YOUR OBJECTIVE → In how many lines does the string "page" appear? Answer with the number only.

━━━━━ PROVIDED RECORDS ━━━━━

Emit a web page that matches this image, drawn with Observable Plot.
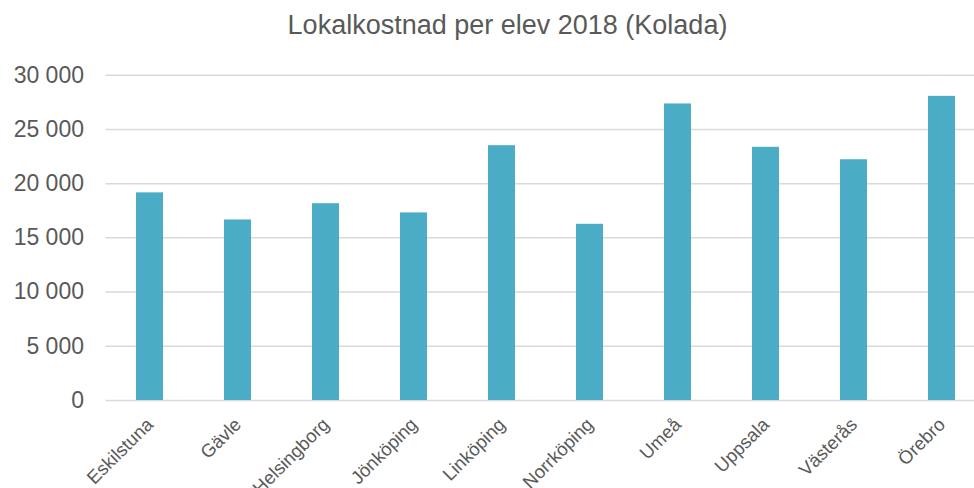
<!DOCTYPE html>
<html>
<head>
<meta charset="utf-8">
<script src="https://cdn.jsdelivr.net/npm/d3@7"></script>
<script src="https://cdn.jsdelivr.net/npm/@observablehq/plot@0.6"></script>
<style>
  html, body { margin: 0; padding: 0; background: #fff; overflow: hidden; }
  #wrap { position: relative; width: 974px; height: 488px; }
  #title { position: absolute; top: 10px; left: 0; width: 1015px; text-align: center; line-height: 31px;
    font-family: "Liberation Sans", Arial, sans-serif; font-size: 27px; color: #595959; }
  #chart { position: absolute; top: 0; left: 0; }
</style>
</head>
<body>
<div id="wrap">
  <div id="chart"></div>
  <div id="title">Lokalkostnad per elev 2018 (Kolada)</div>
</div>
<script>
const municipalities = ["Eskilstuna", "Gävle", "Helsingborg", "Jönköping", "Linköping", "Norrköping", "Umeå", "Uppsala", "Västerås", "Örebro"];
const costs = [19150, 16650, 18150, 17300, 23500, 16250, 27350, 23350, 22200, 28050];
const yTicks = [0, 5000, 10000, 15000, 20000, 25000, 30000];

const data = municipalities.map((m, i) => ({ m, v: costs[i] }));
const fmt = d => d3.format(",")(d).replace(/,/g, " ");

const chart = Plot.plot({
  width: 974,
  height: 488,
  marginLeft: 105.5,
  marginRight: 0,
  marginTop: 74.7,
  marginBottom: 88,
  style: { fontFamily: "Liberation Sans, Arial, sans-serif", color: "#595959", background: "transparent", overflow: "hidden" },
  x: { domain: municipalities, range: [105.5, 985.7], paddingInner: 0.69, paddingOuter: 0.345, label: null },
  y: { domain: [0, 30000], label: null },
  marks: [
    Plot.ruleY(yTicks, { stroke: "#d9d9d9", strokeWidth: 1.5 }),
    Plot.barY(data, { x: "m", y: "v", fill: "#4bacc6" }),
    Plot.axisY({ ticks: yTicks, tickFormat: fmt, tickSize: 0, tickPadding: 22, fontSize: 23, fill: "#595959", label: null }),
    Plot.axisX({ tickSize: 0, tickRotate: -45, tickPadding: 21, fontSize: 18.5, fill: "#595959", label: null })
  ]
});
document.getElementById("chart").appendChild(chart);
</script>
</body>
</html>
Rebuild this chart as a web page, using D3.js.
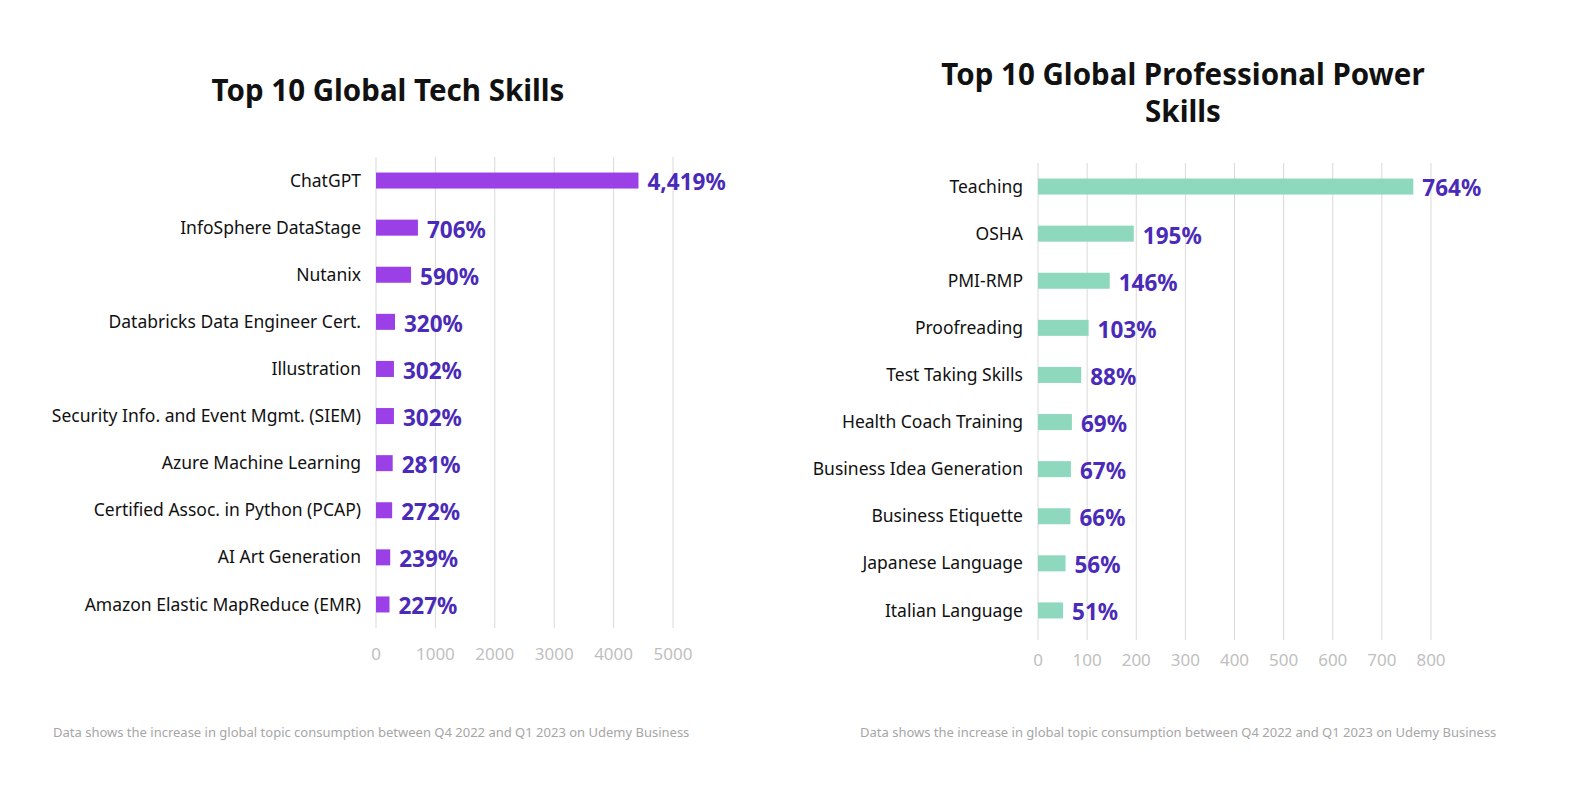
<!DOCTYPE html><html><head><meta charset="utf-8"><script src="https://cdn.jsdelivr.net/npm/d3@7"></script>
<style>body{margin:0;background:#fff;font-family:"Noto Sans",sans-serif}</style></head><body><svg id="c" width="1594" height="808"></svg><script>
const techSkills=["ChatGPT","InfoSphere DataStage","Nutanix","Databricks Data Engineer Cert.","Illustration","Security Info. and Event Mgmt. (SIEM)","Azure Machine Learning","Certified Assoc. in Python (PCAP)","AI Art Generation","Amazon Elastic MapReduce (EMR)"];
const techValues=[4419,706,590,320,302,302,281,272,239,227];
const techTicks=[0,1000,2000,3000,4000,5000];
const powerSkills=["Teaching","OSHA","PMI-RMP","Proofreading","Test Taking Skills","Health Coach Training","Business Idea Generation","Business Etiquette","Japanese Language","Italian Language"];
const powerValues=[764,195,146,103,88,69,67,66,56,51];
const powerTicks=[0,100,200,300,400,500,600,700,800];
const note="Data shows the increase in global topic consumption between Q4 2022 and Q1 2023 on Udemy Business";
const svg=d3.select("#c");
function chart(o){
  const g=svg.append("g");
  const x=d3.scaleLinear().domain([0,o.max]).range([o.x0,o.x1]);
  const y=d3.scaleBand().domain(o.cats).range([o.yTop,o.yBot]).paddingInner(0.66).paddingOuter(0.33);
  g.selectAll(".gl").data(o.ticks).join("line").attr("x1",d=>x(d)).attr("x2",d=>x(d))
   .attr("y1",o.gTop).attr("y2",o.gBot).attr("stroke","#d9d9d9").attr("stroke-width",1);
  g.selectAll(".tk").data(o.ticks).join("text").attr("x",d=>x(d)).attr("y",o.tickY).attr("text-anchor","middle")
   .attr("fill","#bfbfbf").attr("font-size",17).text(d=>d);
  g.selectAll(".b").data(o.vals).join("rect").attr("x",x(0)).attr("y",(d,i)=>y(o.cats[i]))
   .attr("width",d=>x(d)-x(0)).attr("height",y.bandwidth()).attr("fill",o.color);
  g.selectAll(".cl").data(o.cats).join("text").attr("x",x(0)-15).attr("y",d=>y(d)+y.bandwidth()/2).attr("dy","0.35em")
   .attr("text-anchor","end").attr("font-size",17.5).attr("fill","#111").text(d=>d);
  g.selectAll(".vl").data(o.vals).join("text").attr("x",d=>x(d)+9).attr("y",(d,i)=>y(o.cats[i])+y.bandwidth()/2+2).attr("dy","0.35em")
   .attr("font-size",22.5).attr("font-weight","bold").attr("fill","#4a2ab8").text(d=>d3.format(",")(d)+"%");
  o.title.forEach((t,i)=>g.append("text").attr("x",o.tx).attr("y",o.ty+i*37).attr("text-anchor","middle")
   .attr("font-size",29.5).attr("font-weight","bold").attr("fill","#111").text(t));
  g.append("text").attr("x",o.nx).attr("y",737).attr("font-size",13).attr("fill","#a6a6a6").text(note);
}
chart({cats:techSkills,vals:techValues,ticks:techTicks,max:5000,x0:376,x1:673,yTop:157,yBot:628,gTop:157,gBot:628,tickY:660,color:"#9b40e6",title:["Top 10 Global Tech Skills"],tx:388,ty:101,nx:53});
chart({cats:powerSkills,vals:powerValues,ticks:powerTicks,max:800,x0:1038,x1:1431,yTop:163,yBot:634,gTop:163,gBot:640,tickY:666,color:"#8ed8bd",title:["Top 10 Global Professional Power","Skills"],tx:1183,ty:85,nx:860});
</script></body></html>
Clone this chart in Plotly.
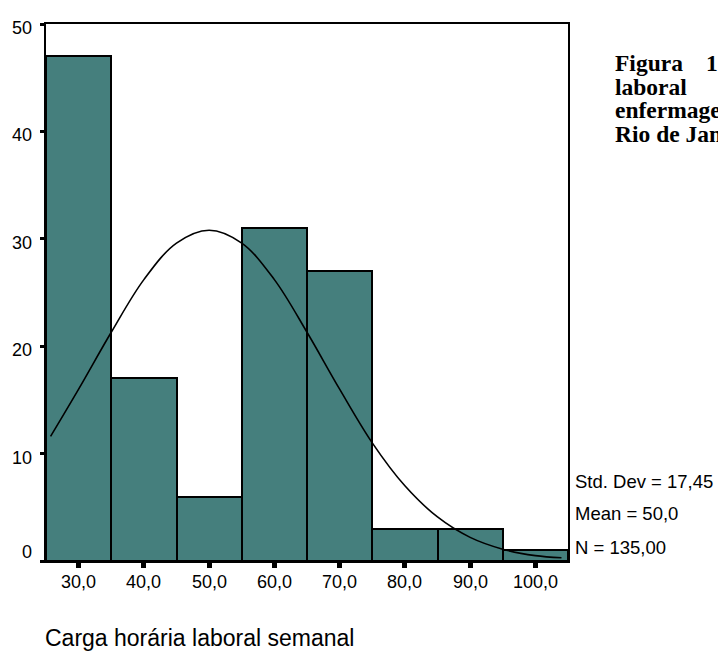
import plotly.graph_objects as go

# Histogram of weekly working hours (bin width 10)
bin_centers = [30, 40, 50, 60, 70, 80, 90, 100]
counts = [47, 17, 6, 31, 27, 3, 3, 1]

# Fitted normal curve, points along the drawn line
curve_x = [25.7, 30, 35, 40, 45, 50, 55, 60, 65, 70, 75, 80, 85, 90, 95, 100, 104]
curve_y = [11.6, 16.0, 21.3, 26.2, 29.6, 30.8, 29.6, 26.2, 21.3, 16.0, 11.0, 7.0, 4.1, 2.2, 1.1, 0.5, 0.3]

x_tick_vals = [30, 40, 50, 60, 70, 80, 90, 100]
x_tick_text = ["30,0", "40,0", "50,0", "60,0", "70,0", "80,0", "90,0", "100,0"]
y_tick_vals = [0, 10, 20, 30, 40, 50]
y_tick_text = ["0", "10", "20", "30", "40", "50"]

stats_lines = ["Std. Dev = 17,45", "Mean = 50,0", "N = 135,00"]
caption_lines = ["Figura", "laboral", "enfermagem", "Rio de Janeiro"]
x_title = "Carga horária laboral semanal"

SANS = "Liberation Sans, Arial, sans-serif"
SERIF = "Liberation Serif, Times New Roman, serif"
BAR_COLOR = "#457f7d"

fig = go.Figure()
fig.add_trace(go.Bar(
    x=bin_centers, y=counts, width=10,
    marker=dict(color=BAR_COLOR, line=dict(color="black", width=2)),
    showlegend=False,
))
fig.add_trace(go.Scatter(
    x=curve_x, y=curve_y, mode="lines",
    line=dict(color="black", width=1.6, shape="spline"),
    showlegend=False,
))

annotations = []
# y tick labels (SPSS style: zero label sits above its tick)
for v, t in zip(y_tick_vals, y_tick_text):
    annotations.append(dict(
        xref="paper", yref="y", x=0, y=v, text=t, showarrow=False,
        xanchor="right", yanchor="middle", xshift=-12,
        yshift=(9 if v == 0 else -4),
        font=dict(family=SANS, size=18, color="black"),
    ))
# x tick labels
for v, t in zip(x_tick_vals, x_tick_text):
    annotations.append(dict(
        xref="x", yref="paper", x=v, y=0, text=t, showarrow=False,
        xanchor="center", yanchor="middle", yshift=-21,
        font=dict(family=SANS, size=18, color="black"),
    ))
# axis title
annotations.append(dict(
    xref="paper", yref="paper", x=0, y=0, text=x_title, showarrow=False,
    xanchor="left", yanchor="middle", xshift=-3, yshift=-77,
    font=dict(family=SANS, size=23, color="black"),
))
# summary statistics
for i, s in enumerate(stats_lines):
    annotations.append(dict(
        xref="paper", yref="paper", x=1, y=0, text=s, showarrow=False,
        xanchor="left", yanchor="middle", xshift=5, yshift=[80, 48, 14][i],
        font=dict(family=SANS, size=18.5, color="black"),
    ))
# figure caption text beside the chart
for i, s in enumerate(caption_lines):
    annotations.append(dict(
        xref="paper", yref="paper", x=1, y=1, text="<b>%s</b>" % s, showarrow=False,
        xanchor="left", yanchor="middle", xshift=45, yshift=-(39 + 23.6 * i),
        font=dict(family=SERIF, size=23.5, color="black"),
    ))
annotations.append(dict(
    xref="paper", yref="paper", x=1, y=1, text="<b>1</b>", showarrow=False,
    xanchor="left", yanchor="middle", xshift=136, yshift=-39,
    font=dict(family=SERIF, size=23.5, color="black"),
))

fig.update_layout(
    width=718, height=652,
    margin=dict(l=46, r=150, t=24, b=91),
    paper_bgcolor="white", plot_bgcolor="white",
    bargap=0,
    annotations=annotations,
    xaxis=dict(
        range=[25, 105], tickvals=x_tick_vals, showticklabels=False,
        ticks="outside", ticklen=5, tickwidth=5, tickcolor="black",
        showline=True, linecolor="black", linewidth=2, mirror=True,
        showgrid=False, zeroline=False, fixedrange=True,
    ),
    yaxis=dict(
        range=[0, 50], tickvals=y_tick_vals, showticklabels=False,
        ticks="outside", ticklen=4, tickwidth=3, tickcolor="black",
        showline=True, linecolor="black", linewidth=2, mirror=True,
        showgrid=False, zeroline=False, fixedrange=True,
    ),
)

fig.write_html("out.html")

━━━━━

EXERCISE RESULT → 2